>> START

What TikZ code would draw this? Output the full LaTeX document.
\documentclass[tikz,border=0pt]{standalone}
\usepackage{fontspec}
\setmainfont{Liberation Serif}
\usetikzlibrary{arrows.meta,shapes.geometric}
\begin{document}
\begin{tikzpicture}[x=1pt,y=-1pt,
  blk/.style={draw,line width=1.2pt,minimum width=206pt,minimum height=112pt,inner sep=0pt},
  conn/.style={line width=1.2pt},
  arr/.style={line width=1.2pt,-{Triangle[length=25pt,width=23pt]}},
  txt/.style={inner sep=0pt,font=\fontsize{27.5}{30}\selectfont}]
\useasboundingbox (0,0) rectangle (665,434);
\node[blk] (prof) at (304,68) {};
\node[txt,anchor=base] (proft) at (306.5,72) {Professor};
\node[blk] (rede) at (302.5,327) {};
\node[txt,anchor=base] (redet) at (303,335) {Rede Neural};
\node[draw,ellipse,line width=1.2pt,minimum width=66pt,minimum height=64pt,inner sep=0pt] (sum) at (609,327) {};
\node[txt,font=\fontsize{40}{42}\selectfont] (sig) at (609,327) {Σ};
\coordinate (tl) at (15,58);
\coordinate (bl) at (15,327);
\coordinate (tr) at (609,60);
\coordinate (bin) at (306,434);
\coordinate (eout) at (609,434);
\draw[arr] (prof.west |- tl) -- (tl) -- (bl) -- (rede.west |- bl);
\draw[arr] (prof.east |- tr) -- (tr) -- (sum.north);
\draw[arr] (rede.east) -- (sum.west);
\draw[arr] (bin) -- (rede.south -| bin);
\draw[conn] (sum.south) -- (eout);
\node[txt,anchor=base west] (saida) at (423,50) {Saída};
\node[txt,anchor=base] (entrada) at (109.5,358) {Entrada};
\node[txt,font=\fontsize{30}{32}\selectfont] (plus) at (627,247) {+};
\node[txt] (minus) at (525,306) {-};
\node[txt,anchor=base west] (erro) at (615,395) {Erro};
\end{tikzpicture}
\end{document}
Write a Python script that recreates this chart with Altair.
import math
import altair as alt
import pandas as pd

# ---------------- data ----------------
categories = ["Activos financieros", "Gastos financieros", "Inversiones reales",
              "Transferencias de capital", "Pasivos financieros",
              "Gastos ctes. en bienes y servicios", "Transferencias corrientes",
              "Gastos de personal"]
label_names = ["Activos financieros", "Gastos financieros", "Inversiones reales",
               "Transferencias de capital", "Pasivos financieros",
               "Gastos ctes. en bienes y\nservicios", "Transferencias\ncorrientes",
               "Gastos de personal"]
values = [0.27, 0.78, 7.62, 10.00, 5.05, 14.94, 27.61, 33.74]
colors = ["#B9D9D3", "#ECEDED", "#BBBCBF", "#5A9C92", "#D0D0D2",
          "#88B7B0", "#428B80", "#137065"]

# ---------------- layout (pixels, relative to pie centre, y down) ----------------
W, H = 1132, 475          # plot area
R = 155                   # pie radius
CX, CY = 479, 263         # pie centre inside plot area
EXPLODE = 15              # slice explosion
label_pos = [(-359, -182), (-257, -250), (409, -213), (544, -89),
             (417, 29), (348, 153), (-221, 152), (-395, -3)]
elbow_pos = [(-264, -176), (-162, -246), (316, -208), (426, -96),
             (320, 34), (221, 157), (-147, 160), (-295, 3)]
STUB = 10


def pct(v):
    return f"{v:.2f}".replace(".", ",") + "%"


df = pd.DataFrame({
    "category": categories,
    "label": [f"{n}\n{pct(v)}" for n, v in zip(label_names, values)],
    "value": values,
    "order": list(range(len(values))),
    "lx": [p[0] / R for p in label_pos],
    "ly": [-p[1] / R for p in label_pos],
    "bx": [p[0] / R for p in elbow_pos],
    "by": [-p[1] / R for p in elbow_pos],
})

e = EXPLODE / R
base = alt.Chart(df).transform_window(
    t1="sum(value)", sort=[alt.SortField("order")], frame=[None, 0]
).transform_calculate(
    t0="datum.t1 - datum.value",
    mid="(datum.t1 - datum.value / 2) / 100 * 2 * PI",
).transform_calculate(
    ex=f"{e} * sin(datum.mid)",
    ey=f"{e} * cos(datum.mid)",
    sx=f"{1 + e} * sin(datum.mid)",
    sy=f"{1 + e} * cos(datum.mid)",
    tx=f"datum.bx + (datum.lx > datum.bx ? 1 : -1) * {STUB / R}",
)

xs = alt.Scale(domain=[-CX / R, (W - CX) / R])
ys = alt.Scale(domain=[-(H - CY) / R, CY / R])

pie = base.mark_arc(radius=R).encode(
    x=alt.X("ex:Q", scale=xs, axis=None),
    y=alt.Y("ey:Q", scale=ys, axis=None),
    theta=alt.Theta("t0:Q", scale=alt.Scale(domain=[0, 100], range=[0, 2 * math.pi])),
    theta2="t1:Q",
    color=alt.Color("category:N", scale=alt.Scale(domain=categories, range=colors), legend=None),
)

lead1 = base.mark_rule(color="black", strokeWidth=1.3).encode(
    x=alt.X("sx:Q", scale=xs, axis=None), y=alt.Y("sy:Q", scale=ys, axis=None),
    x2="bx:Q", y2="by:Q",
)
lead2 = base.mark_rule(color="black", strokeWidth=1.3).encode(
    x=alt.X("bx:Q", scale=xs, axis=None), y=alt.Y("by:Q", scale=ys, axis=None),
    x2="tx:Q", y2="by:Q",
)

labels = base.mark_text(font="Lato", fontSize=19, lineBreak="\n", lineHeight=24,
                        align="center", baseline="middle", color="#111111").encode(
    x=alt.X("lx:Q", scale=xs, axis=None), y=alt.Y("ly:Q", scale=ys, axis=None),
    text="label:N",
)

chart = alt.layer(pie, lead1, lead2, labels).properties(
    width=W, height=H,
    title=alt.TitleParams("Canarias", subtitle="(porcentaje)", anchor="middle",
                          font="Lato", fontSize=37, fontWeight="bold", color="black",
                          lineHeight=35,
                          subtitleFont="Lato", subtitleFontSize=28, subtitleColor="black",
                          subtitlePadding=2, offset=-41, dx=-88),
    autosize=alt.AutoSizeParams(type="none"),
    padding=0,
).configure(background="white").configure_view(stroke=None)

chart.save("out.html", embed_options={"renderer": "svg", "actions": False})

>> END

● **EXERCISE OBJECTIVE**: Type out the whole listing above again, exactly as it stands.

● **REPLY TO THE TASK**:
What TikZ code would draw this? Output the full LaTeX document.
\documentclass[tikz,border=0pt]{standalone}
\usepackage{fontspec}
\setmainfont{Liberation Serif}
\usetikzlibrary{arrows.meta,shapes.geometric}
\begin{document}
\begin{tikzpicture}[x=1pt,y=-1pt,
  blk/.style={draw,line width=1.2pt,minimum width=206pt,minimum height=112pt,inner sep=0pt},
  conn/.style={line width=1.2pt},
  arr/.style={line width=1.2pt,-{Triangle[length=25pt,width=23pt]}},
  txt/.style={inner sep=0pt,font=\fontsize{27.5}{30}\selectfont}]
\useasboundingbox (0,0) rectangle (665,434);
\node[blk] (prof) at (304,68) {};
\node[txt,anchor=base] (proft) at (306.5,72) {Professor};
\node[blk] (rede) at (302.5,327) {};
\node[txt,anchor=base] (redet) at (303,335) {Rede Neural};
\node[draw,ellipse,line width=1.2pt,minimum width=66pt,minimum height=64pt,inner sep=0pt] (sum) at (609,327) {};
\node[txt,font=\fontsize{40}{42}\selectfont] (sig) at (609,327) {Σ};
\coordinate (tl) at (15,58);
\coordinate (bl) at (15,327);
\coordinate (tr) at (609,60);
\coordinate (bin) at (306,434);
\coordinate (eout) at (609,434);
\draw[arr] (prof.west |- tl) -- (tl) -- (bl) -- (rede.west |- bl);
\draw[arr] (prof.east |- tr) -- (tr) -- (sum.north);
\draw[arr] (rede.east) -- (sum.west);
\draw[arr] (bin) -- (rede.south -| bin);
\draw[conn] (sum.south) -- (eout);
\node[txt,anchor=base west] (saida) at (423,50) {Saída};
\node[txt,anchor=base] (entrada) at (109.5,358) {Entrada};
\node[txt,font=\fontsize{30}{32}\selectfont] (plus) at (627,247) {+};
\node[txt] (minus) at (525,306) {-};
\node[txt,anchor=base west] (erro) at (615,395) {Erro};
\end{tikzpicture}
\end{document}
Write a Python script that recreates this chart with Altair.
import math
import altair as alt
import pandas as pd

# ---------------- data ----------------
categories = ["Activos financieros", "Gastos financieros", "Inversiones reales",
              "Transferencias de capital", "Pasivos financieros",
              "Gastos ctes. en bienes y servicios", "Transferencias corrientes",
              "Gastos de personal"]
label_names = ["Activos financieros", "Gastos financieros", "Inversiones reales",
               "Transferencias de capital", "Pasivos financieros",
               "Gastos ctes. en bienes y\nservicios", "Transferencias\ncorrientes",
               "Gastos de personal"]
values = [0.27, 0.78, 7.62, 10.00, 5.05, 14.94, 27.61, 33.74]
colors = ["#B9D9D3", "#ECEDED", "#BBBCBF", "#5A9C92", "#D0D0D2",
          "#88B7B0", "#428B80", "#137065"]

# ---------------- layout (pixels, relative to pie centre, y down) ----------------
W, H = 1132, 475          # plot area
R = 155                   # pie radius
CX, CY = 479, 263         # pie centre inside plot area
EXPLODE = 15              # slice explosion
label_pos = [(-359, -182), (-257, -250), (409, -213), (544, -89),
             (417, 29), (348, 153), (-221, 152), (-395, -3)]
elbow_pos = [(-264, -176), (-162, -246), (316, -208), (426, -96),
             (320, 34), (221, 157), (-147, 160), (-295, 3)]
STUB = 10


def pct(v):
    return f"{v:.2f}".replace(".", ",") + "%"


df = pd.DataFrame({
    "category": categories,
    "label": [f"{n}\n{pct(v)}" for n, v in zip(label_names, values)],
    "value": values,
    "order": list(range(len(values))),
    "lx": [p[0] / R for p in label_pos],
    "ly": [-p[1] / R for p in label_pos],
    "bx": [p[0] / R for p in elbow_pos],
    "by": [-p[1] / R for p in elbow_pos],
})

e = EXPLODE / R
base = alt.Chart(df).transform_window(
    t1="sum(value)", sort=[alt.SortField("order")], frame=[None, 0]
).transform_calculate(
    t0="datum.t1 - datum.value",
    mid="(datum.t1 - datum.value / 2) / 100 * 2 * PI",
).transform_calculate(
    ex=f"{e} * sin(datum.mid)",
    ey=f"{e} * cos(datum.mid)",
    sx=f"{1 + e} * sin(datum.mid)",
    sy=f"{1 + e} * cos(datum.mid)",
    tx=f"datum.bx + (datum.lx > datum.bx ? 1 : -1) * {STUB / R}",
)

xs = alt.Scale(domain=[-CX / R, (W - CX) / R])
ys = alt.Scale(domain=[-(H - CY) / R, CY / R])

pie = base.mark_arc(radius=R).encode(
    x=alt.X("ex:Q", scale=xs, axis=None),
    y=alt.Y("ey:Q", scale=ys, axis=None),
    theta=alt.Theta("t0:Q", scale=alt.Scale(domain=[0, 100], range=[0, 2 * math.pi])),
    theta2="t1:Q",
    color=alt.Color("category:N", scale=alt.Scale(domain=categories, range=colors), legend=None),
)

lead1 = base.mark_rule(color="black", strokeWidth=1.3).encode(
    x=alt.X("sx:Q", scale=xs, axis=None), y=alt.Y("sy:Q", scale=ys, axis=None),
    x2="bx:Q", y2="by:Q",
)
lead2 = base.mark_rule(color="black", strokeWidth=1.3).encode(
    x=alt.X("bx:Q", scale=xs, axis=None), y=alt.Y("by:Q", scale=ys, axis=None),
    x2="tx:Q", y2="by:Q",
)

labels = base.mark_text(font="Lato", fontSize=19, lineBreak="\n", lineHeight=24,
                        align="center", baseline="middle", color="#111111").encode(
    x=alt.X("lx:Q", scale=xs, axis=None), y=alt.Y("ly:Q", scale=ys, axis=None),
    text="label:N",
)

chart = alt.layer(pie, lead1, lead2, labels).properties(
    width=W, height=H,
    title=alt.TitleParams("Canarias", subtitle="(porcentaje)", anchor="middle",
                          font="Lato", fontSize=37, fontWeight="bold", color="black",
                          lineHeight=35,
                          subtitleFont="Lato", subtitleFontSize=28, subtitleColor="black",
                          subtitlePadding=2, offset=-41, dx=-88),
    autosize=alt.AutoSizeParams(type="none"),
    padding=0,
).configure(background="white").configure_view(stroke=None)

chart.save("out.html", embed_options={"renderer": "svg", "actions": False})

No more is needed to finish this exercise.